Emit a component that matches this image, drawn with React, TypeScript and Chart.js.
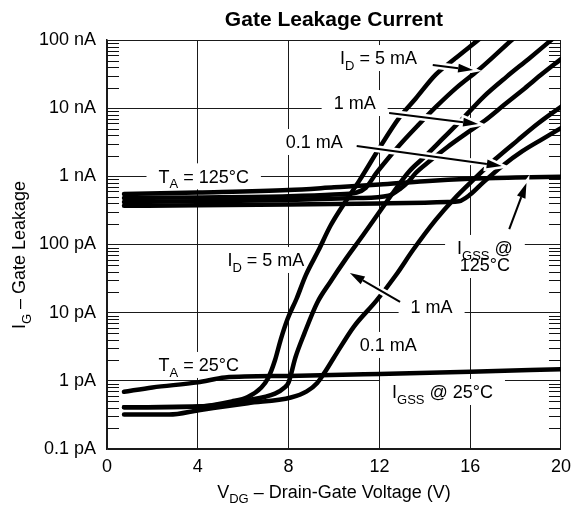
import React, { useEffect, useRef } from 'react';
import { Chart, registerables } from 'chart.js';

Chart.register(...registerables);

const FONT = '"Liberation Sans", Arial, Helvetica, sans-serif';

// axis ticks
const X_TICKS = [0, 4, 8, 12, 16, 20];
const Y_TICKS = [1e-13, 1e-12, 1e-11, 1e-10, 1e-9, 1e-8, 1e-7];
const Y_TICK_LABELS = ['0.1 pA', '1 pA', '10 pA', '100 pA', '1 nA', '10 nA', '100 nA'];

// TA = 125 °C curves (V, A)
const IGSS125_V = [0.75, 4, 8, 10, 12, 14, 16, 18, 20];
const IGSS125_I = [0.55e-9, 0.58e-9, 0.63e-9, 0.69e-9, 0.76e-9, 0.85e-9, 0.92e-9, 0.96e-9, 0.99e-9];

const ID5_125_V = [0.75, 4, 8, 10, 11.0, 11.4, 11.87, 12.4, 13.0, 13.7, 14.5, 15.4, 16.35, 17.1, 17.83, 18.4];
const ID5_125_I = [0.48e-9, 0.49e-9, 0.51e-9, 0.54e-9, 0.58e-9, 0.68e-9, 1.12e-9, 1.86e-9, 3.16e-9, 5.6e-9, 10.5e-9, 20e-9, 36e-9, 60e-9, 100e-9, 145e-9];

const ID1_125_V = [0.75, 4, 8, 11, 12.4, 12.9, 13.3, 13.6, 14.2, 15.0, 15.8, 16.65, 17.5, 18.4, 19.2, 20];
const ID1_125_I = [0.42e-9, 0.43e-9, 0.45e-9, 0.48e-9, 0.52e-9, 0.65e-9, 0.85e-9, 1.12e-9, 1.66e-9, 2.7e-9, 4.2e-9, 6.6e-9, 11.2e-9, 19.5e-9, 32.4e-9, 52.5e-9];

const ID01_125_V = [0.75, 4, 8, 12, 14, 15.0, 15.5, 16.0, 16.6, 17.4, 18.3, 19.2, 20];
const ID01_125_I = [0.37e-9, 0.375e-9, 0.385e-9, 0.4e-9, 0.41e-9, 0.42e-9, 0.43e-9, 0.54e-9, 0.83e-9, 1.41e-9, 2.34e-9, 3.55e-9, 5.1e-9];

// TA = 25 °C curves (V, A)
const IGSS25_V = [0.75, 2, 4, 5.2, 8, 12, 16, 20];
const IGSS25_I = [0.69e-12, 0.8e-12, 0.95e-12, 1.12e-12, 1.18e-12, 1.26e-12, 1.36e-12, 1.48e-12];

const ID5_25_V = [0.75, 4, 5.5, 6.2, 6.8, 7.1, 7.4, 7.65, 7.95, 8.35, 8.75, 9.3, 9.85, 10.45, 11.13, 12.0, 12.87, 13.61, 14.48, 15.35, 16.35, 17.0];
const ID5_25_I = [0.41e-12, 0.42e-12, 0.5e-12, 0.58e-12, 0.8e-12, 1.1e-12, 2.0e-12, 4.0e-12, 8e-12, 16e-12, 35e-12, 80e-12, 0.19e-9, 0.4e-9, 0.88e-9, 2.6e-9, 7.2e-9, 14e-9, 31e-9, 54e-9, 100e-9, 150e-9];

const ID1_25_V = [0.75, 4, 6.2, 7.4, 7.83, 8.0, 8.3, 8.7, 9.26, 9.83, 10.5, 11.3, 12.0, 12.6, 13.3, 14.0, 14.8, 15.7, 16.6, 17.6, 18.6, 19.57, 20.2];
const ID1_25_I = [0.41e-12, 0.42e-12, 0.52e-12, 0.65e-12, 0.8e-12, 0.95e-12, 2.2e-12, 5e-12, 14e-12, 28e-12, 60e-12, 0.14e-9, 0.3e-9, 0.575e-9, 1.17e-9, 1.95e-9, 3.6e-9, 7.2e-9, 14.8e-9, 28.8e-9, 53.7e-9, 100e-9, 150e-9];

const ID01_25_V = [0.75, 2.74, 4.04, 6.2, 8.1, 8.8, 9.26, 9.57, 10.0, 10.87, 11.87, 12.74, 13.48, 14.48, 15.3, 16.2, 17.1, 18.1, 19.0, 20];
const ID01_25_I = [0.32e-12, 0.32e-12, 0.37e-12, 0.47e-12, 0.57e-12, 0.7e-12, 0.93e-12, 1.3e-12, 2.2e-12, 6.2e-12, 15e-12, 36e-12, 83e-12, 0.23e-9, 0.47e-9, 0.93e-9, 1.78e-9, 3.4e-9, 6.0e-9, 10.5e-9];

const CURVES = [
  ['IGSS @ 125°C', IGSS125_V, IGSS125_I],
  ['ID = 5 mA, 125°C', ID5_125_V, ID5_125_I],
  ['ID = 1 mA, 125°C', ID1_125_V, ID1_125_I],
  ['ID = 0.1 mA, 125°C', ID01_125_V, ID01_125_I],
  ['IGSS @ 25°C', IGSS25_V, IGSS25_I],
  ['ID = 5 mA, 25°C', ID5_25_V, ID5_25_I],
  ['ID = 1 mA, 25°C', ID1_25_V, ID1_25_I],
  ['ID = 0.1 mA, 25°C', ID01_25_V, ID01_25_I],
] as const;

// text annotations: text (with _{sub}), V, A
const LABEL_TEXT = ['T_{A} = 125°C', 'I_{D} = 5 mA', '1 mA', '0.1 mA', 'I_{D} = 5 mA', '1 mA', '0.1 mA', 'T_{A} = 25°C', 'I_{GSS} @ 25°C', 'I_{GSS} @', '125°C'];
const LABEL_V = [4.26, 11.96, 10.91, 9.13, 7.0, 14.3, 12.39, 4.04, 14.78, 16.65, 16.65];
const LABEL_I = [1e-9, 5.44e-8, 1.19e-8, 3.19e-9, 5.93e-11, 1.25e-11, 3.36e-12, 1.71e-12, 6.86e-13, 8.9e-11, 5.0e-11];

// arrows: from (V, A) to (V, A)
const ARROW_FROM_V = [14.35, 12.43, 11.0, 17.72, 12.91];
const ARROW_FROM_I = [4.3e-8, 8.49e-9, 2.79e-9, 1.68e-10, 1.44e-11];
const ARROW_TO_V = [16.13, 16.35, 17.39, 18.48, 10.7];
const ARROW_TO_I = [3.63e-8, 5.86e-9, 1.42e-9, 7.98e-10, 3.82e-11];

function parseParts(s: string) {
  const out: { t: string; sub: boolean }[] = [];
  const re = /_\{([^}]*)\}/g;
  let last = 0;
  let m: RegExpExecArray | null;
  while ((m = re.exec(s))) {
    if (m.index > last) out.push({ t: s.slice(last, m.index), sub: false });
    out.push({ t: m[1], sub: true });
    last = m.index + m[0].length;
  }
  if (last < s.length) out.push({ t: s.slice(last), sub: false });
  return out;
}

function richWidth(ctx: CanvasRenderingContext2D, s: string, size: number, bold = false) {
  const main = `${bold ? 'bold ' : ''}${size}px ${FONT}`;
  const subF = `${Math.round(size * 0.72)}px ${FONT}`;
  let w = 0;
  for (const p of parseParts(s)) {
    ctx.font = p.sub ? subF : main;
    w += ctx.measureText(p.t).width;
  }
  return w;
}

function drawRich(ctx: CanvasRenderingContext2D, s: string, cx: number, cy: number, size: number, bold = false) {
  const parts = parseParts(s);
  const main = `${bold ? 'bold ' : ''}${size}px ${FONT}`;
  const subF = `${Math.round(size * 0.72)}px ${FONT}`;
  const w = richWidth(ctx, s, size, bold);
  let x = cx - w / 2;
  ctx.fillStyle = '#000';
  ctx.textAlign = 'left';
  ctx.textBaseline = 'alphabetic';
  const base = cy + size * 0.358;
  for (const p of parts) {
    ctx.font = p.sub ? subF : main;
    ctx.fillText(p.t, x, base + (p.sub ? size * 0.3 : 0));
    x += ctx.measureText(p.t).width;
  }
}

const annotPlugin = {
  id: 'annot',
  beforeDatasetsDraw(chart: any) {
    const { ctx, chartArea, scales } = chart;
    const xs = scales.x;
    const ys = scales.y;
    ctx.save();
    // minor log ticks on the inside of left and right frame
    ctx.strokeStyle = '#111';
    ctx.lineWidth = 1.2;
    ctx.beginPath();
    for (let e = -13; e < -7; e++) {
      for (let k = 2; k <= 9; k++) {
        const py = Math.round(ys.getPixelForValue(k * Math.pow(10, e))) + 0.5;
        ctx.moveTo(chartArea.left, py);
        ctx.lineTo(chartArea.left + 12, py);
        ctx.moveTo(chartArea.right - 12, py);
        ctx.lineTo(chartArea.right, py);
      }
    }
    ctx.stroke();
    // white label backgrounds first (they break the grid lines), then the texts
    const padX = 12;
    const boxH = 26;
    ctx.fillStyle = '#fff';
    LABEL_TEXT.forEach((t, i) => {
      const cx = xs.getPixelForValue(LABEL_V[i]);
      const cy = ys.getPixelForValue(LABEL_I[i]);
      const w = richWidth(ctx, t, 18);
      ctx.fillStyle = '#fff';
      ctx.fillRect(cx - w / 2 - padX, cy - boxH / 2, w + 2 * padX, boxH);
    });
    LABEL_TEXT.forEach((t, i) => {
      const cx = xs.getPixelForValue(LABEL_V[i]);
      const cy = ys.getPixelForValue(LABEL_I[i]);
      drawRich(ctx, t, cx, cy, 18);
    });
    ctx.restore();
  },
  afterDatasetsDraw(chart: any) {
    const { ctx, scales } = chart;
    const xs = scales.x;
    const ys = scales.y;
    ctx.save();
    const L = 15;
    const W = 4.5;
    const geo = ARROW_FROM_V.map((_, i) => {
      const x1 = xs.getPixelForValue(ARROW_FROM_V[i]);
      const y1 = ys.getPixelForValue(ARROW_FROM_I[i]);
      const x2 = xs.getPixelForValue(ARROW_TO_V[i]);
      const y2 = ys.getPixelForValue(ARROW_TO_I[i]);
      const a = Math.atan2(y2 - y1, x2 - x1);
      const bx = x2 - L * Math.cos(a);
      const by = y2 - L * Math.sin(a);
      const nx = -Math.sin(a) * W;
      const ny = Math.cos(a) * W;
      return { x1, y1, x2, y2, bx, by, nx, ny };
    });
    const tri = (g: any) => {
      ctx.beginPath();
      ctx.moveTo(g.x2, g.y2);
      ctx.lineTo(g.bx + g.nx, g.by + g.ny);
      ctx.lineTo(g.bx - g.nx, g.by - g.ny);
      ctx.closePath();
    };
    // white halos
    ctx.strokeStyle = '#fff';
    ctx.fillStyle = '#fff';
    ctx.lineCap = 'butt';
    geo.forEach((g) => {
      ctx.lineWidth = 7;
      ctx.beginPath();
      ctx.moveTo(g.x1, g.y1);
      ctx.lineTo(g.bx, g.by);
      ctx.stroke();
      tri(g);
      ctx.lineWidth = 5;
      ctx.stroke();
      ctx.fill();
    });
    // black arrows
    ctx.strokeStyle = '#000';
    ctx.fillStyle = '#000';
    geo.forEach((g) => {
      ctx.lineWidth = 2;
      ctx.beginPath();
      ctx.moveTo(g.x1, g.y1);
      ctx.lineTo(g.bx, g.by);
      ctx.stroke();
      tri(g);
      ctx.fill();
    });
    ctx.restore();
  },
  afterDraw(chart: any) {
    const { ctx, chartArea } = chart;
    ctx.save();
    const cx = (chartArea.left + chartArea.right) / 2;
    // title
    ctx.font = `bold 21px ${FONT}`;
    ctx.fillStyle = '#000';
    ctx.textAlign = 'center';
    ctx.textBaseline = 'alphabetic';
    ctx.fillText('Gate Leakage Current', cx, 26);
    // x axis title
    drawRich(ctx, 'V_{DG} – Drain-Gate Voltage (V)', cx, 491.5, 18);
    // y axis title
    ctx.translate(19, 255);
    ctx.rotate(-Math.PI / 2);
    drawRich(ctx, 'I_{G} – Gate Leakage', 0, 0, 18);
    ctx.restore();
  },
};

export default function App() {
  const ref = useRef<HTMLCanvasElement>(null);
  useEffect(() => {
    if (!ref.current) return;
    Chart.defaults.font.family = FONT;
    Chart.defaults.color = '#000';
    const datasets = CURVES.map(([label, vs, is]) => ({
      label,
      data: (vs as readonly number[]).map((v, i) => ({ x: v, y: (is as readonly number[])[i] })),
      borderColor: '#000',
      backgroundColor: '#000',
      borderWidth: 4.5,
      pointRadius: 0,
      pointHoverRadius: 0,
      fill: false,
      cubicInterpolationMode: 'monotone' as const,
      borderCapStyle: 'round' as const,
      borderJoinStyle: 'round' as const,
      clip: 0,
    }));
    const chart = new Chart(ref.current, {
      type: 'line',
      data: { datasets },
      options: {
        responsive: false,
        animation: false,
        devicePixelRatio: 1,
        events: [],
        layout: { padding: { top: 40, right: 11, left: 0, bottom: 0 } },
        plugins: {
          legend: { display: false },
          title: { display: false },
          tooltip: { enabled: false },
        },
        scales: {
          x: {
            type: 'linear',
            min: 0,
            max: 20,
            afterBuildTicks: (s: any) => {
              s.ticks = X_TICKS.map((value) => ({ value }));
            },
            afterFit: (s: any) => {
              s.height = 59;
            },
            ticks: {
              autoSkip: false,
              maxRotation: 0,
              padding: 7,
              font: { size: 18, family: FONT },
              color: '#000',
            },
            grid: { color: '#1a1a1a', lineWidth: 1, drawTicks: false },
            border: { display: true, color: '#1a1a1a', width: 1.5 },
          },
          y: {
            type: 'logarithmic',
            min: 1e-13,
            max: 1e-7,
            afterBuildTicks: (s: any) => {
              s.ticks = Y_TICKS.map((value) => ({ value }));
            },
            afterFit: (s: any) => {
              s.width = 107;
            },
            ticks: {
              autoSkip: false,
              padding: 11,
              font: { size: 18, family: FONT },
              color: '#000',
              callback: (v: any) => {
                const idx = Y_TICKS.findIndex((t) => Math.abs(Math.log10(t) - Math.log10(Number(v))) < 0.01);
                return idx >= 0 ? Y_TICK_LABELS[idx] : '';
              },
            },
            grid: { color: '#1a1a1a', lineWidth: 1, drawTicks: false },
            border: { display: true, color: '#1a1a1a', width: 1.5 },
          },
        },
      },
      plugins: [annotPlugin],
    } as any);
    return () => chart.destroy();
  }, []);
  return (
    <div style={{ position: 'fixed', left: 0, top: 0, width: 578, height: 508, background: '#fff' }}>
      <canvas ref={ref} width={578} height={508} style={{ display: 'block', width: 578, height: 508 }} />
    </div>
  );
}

_EXERCISE DESCRIPTION_
Please take the lines from the beginning of the data above through the line holding "2.34e-9, 3.55e-9, 5.1e-9];" and transcribe them exactly, without any pictures.

_SOLUTION BELOW_
Emit a component that matches this image, drawn with React, TypeScript and Chart.js.
import React, { useEffect, useRef } from 'react';
import { Chart, registerables } from 'chart.js';

Chart.register(...registerables);

const FONT = '"Liberation Sans", Arial, Helvetica, sans-serif';

// axis ticks
const X_TICKS = [0, 4, 8, 12, 16, 20];
const Y_TICKS = [1e-13, 1e-12, 1e-11, 1e-10, 1e-9, 1e-8, 1e-7];
const Y_TICK_LABELS = ['0.1 pA', '1 pA', '10 pA', '100 pA', '1 nA', '10 nA', '100 nA'];

// TA = 125 °C curves (V, A)
const IGSS125_V = [0.75, 4, 8, 10, 12, 14, 16, 18, 20];
const IGSS125_I = [0.55e-9, 0.58e-9, 0.63e-9, 0.69e-9, 0.76e-9, 0.85e-9, 0.92e-9, 0.96e-9, 0.99e-9];

const ID5_125_V = [0.75, 4, 8, 10, 11.0, 11.4, 11.87, 12.4, 13.0, 13.7, 14.5, 15.4, 16.35, 17.1, 17.83, 18.4];
const ID5_125_I = [0.48e-9, 0.49e-9, 0.51e-9, 0.54e-9, 0.58e-9, 0.68e-9, 1.12e-9, 1.86e-9, 3.16e-9, 5.6e-9, 10.5e-9, 20e-9, 36e-9, 60e-9, 100e-9, 145e-9];

const ID1_125_V = [0.75, 4, 8, 11, 12.4, 12.9, 13.3, 13.6, 14.2, 15.0, 15.8, 16.65, 17.5, 18.4, 19.2, 20];
const ID1_125_I = [0.42e-9, 0.43e-9, 0.45e-9, 0.48e-9, 0.52e-9, 0.65e-9, 0.85e-9, 1.12e-9, 1.66e-9, 2.7e-9, 4.2e-9, 6.6e-9, 11.2e-9, 19.5e-9, 32.4e-9, 52.5e-9];

const ID01_125_V = [0.75, 4, 8, 12, 14, 15.0, 15.5, 16.0, 16.6, 17.4, 18.3, 19.2, 20];
const ID01_125_I = [0.37e-9, 0.375e-9, 0.385e-9, 0.4e-9, 0.41e-9, 0.42e-9, 0.43e-9, 0.54e-9, 0.83e-9, 1.41e-9, 2.34e-9, 3.55e-9, 5.1e-9];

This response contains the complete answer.